The woman, a tall and attractive woman, has not changed at all.
The girl, now a junior in high school, was almost unrecognizable to me.
The woman and I met at a small cafe close to the university and as we ate a late breakfast we quickly fell back into easy conversation. 
Eager to catch up with each others lives it was almost as if we picked up exactly where we had left off.
Almost as if it had not been five years or more since we last saw each other.
The daughter arrived at the cafe about fifteen minutes later and as she walked in the door she smiled at both me and her mother.
The little girl has been replaced by a young woman who is very tall.  Who now has shorter and dyed dark brown almost black hair.  Who wears the stylish clothes of a hip young woman.
She has the air of the fashionably-rebellious. 
Or the rebelliously-fashionable.
If I had simply walked by her on the street I am not sure that I would have recognized her if it had not been for the eyes.

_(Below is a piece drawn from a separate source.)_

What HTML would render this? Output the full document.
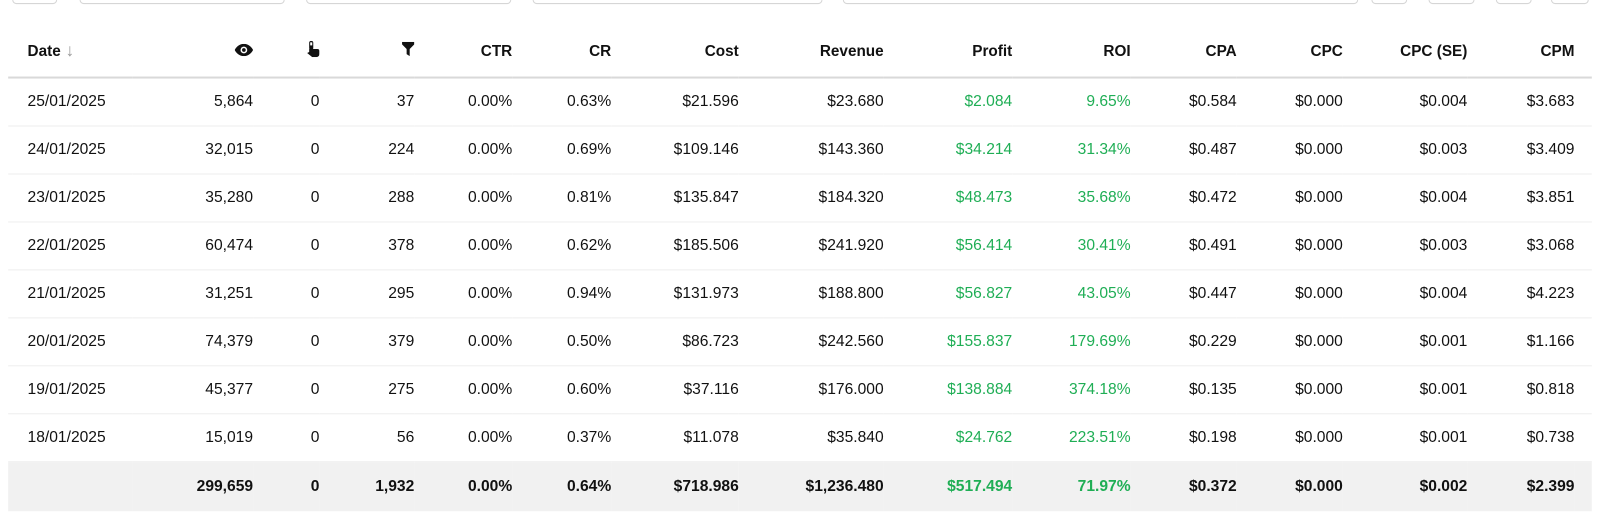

Even eyes now carrying makeup are still the complex-teenage-bright-eyes of that same laughing, dancing, creative young girl................

After eating and talking and laughing and sharing stories for a long time, the daughter headed across the street towards her truck, and I left my truck in the parking lot having decided to go for a drive and walk with the woman.
We drove through the campus and pulled into the parking lot where her office is located, climbed out of the car and began to walk aimlessly along paved walkways that are located throughout the campus, still talking and still catching up.
There was much to catch up on.............

Pictures taken close to the cafe of only a few of the structures in the area and a few of the decorative touches that were so welcome on such a wet and cool and grey day. 
We met for breakfast at this place.
It is called The Blue Chair and it is a small, eclectic, colorful, friendly and welcoming sit down cafe............
I liked these "sculptures" very much..............
The woman and I drove only a short way, pulled into a parking lot and the woman happily showed me the place where she works.
We took a walk in the coolness and drizzle, wandering slowly around parts of the huge campus and continued to talk.
It was good to spend time with someone who I had known for only a short time, but also someone with whom I had such a good rapport.
I listened and talked, and she listened and talked, both of us wandering along the walkway and each of us automatically placing our hands inside the pockets of our jackets to keep our hands warm.............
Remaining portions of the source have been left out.